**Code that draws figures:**
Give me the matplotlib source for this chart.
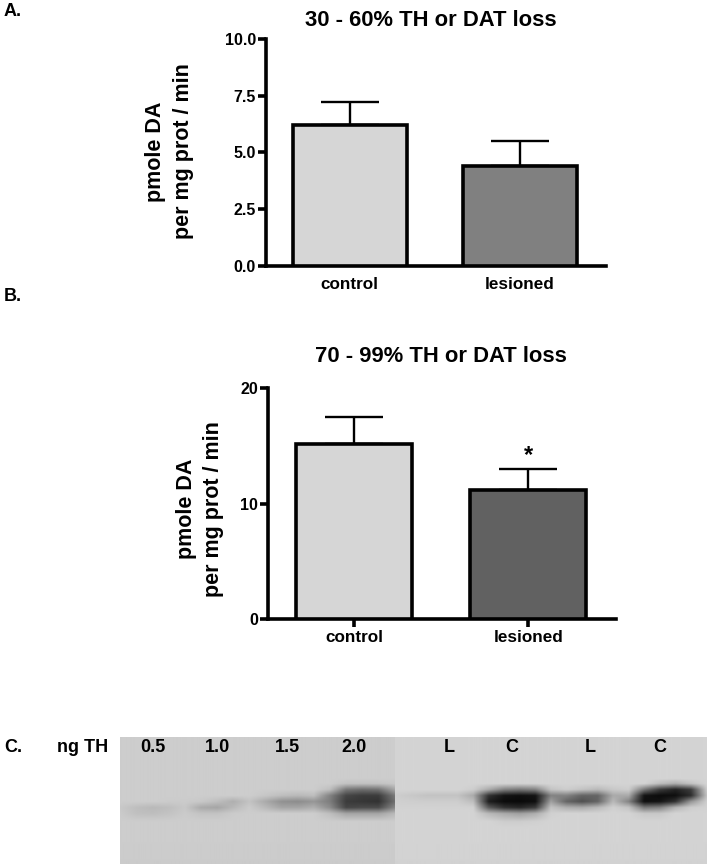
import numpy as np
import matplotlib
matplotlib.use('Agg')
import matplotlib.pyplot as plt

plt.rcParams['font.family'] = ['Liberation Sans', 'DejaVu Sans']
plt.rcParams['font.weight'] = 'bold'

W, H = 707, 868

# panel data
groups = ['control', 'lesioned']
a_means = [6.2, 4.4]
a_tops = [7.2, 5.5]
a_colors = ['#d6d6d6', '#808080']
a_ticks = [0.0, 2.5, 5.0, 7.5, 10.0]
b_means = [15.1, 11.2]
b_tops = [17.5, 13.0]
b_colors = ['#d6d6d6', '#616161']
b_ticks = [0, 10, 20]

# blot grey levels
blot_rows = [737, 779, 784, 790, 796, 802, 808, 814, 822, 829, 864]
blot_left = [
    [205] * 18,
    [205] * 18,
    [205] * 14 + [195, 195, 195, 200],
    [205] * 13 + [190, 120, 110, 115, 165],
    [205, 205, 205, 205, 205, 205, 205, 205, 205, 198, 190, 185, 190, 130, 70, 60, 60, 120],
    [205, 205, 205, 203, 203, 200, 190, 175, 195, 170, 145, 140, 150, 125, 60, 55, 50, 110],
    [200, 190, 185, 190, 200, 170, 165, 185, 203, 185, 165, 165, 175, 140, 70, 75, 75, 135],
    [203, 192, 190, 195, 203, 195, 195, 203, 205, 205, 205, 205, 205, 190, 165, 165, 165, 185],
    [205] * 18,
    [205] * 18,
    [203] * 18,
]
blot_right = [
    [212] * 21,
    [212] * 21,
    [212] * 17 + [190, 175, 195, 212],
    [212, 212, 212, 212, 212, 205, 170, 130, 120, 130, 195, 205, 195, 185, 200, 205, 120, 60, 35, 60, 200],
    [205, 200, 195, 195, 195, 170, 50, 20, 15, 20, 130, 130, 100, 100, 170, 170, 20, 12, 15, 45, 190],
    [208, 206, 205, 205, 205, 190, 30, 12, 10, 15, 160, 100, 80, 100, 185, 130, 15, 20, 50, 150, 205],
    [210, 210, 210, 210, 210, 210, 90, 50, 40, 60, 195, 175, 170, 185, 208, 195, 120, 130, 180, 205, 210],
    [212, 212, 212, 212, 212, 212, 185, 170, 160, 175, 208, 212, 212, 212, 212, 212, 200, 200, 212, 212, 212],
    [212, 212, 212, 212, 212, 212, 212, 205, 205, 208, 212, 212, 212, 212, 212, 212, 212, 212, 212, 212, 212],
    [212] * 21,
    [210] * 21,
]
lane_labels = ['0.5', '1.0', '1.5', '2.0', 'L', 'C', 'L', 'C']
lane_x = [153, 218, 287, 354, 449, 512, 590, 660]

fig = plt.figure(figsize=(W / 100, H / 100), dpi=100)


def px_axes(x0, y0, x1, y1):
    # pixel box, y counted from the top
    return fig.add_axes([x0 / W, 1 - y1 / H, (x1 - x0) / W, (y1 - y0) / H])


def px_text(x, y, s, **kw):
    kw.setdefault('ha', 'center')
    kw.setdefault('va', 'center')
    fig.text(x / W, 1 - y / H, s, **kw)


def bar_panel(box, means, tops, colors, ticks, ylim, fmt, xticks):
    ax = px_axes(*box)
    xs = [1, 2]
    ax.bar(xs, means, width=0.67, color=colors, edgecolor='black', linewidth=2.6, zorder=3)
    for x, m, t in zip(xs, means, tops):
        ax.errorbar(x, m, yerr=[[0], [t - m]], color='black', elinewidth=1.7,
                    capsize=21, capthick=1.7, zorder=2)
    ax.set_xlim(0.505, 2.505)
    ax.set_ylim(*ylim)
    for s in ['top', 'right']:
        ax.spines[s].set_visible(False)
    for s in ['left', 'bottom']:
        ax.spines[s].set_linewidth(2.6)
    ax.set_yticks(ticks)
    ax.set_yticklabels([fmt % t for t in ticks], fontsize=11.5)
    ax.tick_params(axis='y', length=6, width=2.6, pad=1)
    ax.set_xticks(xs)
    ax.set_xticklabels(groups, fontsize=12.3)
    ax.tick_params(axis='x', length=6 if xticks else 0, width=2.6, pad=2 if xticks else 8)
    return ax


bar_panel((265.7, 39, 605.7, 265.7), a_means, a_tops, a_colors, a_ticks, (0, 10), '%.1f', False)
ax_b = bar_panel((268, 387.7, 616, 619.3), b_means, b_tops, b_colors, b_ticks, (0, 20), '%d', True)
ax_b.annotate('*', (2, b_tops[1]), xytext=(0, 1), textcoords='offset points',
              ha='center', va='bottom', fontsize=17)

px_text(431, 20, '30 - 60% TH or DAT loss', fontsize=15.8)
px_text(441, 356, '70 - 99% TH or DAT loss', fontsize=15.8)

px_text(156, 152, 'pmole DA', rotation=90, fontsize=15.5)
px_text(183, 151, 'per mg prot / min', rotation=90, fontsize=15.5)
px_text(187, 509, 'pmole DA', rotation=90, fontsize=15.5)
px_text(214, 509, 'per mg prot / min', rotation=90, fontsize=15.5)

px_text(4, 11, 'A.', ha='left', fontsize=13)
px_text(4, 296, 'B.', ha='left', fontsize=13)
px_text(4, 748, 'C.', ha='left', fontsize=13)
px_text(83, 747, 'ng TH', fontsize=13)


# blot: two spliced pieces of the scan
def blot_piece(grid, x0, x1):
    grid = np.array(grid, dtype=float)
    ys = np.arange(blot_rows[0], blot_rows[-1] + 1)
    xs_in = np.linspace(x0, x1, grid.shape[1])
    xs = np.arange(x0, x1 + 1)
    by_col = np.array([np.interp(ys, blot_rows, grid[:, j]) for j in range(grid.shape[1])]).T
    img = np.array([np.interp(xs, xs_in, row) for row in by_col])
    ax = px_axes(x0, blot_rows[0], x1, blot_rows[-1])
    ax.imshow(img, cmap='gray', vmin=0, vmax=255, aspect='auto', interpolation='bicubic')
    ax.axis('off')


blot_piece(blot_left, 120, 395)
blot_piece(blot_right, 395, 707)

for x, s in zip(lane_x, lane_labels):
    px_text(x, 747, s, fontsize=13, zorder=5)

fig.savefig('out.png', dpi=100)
---
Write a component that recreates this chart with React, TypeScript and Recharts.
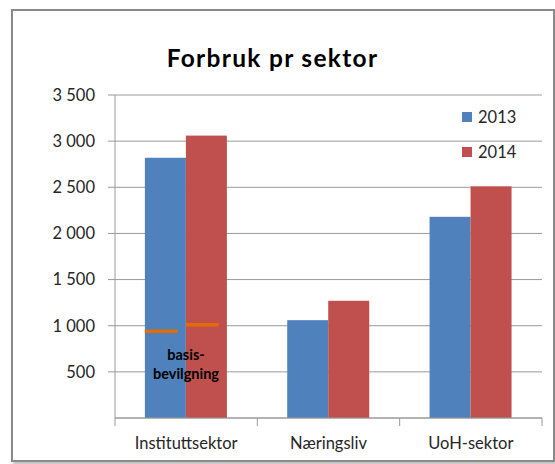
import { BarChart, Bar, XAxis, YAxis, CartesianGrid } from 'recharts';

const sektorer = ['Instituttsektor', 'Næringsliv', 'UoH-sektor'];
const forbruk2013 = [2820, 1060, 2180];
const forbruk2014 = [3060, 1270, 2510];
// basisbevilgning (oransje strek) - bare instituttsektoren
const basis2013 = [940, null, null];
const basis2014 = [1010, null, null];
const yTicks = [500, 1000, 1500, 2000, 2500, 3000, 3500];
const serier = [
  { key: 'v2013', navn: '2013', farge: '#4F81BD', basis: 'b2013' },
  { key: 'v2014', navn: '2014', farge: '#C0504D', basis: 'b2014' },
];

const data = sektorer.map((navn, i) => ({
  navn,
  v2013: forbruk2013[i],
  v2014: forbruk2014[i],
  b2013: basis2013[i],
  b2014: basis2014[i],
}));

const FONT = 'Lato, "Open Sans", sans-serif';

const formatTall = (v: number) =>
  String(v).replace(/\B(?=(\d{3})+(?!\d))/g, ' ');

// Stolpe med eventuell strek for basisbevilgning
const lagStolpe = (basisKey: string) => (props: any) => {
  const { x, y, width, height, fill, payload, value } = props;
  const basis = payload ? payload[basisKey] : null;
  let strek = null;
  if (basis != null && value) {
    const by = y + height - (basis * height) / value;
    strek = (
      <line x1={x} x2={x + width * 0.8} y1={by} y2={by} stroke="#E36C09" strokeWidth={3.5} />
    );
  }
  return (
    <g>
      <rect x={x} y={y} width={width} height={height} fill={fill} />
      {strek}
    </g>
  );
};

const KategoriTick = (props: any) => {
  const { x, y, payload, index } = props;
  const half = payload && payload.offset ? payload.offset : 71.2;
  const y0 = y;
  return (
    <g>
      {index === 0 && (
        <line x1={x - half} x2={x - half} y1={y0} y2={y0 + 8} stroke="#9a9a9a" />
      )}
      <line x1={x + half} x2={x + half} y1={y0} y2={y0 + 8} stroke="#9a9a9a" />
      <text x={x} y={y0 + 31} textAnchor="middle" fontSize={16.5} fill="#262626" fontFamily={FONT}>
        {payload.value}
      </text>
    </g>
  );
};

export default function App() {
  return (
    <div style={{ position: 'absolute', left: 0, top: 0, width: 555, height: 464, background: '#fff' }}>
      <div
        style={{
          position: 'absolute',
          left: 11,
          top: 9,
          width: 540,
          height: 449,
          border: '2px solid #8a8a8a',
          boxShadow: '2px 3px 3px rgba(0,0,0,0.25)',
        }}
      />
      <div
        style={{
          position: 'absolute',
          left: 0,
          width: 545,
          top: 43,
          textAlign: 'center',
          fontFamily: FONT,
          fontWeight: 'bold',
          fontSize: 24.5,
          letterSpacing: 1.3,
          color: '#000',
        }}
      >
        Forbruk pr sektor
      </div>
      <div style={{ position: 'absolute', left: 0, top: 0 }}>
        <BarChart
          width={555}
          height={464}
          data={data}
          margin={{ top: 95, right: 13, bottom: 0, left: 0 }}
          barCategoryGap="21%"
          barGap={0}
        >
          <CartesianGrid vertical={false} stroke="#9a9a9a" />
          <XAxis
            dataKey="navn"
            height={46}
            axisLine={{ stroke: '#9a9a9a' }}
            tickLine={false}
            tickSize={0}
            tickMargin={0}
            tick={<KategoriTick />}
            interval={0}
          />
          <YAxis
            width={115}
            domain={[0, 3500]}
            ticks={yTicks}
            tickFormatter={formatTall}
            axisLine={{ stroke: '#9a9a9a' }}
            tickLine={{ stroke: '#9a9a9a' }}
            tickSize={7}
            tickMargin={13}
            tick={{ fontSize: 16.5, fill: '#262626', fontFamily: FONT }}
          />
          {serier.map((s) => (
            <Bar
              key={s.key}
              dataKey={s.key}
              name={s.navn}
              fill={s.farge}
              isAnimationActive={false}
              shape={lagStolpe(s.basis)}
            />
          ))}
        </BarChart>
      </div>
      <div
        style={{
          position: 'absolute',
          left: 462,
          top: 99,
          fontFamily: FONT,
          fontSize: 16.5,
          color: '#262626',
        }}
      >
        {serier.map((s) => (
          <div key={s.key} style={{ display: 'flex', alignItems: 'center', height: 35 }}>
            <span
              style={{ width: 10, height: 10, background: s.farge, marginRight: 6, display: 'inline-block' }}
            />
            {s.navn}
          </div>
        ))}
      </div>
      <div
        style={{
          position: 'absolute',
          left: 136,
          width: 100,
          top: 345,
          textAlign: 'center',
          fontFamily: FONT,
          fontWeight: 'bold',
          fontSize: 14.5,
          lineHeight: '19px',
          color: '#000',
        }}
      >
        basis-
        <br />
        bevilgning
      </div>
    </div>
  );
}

**What the task asks:** Pull out every line in the material above where "matplotlib" occurs.

**Full answer:**
Give me the matplotlib source for this chart.
import matplotlib
matplotlib.use('Agg')
import matplotlib.pyplot as plt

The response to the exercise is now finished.